Уже год у меня болит голова. Но я стараюсь никому не показывать свое горе. Володе это было бы неприятно. К тому же я работаю с маленькими детьми и мне нужно несмотря ни на что держать себя в руках.

Мой муж по жизни был очень справедливым человеком, честным. Не терпел лжи, фальши. Знаете, как он говорил? "Я уважаю других и заставляю уважать себя". Он меня кое-чему научил. Раньше ведь могла промолчать, уступить. А сейчас, если вижу несправедливость, то открыто высказываю свое мнение. Поражаюсь себе, что могу так. Вот таким был мой Володя. Честно скажу, я жила с ним как за каменной стеной, и многие заботы были на нем. Теперь все свалилось на мои плечи. Но я изо всех сил держусь и стараюсь, чтобы о Володе не забывали. По моей инициативе в нашем в городе переименовали улицу в его честь, открыли аллею памяти Небесной сотни.

В конце января мы узнали, что дело мужа ведет новый следователь. Значит, все по новой. Еще три месяца будет разбираться, изучать материалы… Они перебрасывают дело от человека к человеку. Мой сын нашел видео — на нем последние секунды жизни мужа. Ребенок сам дома сделал стопкадр, расписал, как убили отца, понимаете? Когда привезли видео следователю, я почти со скандалом говорю: "Наденьте наушники, чтобы услышать выстрел, и наденьте еще одни очки, чтобы увидеть!" Знаете, что они говорят? "Расследование идет". Нас же чуть больше ста семей. Как можно не прислушаться к нашему горю?

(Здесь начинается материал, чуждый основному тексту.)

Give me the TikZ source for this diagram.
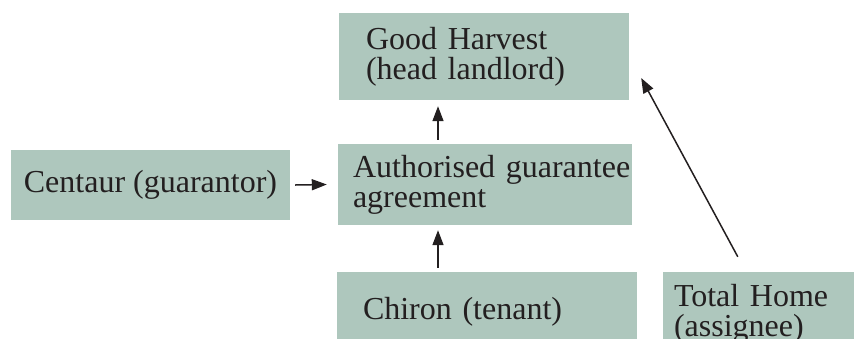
\documentclass[tikz,border=0pt]{standalone}
\usepackage{fontspec}
\setmainfont{Liberation Serif}
\usepackage{xcolor}
\usetikzlibrary{arrows.meta}
\definecolor{sage}{RGB}{174,199,189}
\definecolor{ink}{RGB}{35,31,32}

\begin{document}
\begin{tikzpicture}[x=1pt, y=-1pt,
  party/.style={fill=sage, text=ink, align=left, inner ysep=0pt,
                font=\fontsize{32}{30}\selectfont},
  link/.style={-{Triangle[length=15pt,width=11pt]}, line width=1.5pt, ink}]
  \useasboundingbox (0,0) rectangle (854,338);
  % parties and the agreement
  \node[party, minimum height=87pt, text width=236pt, inner xsep=27pt] (harvest) at (484,56.5) {Good Harvest\\(head landlord)};
  \node[party, minimum height=81pt, text width=264pt, inner xsep=15pt] (aga) at (485,184.5) {\mbox{Authorised guarantee}\\agreement};
  \node[party, minimum width=279pt, minimum height=70pt] (centaur) at (150.5,185) {Centaur (guarantor)};
  \node[party, minimum height=79pt, text width=248pt, inner xsep=26pt] (chiron) at (487,311.5) {Chiron (tenant)};
  \node[party, minimum height=84pt, text width=178pt, inner xsep=11pt] (home) at (763,314) {Total Home\\(assignee)};
  % arrows
  \draw[link] ([xshift=5pt]centaur.east) -- ([xshift=-11pt]aga.west);
  \draw[link] ([xshift=-47pt,yshift=4pt]aga.north) -- ([xshift=-46pt,yshift=-6pt]harvest.south);
  \draw[link] ([xshift=-49pt,yshift=4pt]chiron.north) -- ([xshift=-47pt,yshift=-5pt]aga.south);
  \draw[link] ([xshift=75pt,yshift=15pt]home.north west) -- ([xshift=12pt,yshift=-21.5pt]harvest.east);
\end{tikzpicture}
\end{document}
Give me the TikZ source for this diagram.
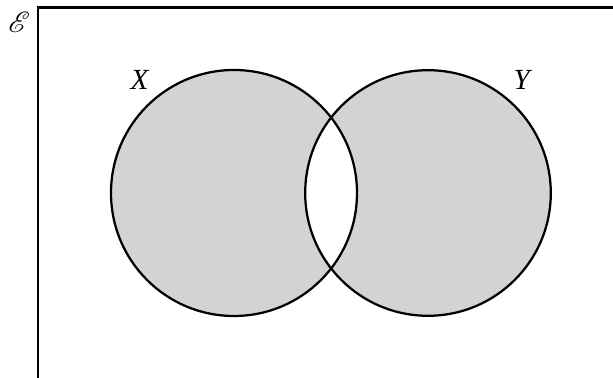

Я езжу на заседания в суд. Там сидят двое — рабы, которые стреляли. На вопрос "Почему?" они отвечают: "Выполняли приказ. Мы стреляли в вооруженных людей". Эти нелюди даже не чувствуют, что они натворили. А еще на суд приходят беркутовцы и кричат: "Слава "Беркуту!" Мы выходим из зала раздавленные, слезы горохом катятся. А они чувствуют безнаказанность.

Но будет Божья кара. Я их не кляну. Но и не считаю, что им есть прощение. У меня перед глазами ребенок без отца. Я знаю, как она мучается без папы, который был для нее вселенной. И простить убийц, как простил Гаврилюк тех, кто издевался над ним, не могу. Потому что моя жизнь теперь поделена на до и после. Эти люди должны быть наказаны. Ведь даже если они получили приказ стрелять, у них был выбор — могли стрелять в землю, по ногам. Они могли оставить людям шанс на жизнь. А они звери — стреляли в голову, в шею. И правильная кара для них — то же, что они сделали с людьми.

Дочка меня спрашивает: "Мама, почему забрали именно моего папу?" Я отвечаю: "Потому что он был смелым". Когда я первый раз привела ее на Майдан, она сама нашла то дерево, у которого погиб ее отец, обняла его, так и простояла минут двадцать. Мы каждые выходные ездим на Майдан. И каждый раз это мука. Она спрашивает: "Почему возле дерева фотография папы?" — "Чтобы знал, куда возвращаться". Вот так ей объясняю. И она ждет. Спрашивает, когда вернется. "Может, когда будешь такой же взрослой, как я". Когда мне становится невыносимо, я закрываюсь на кухне и начинаю выть. Ребенок бежит успокаивать меня: "Не грусти, папа ведь вернется".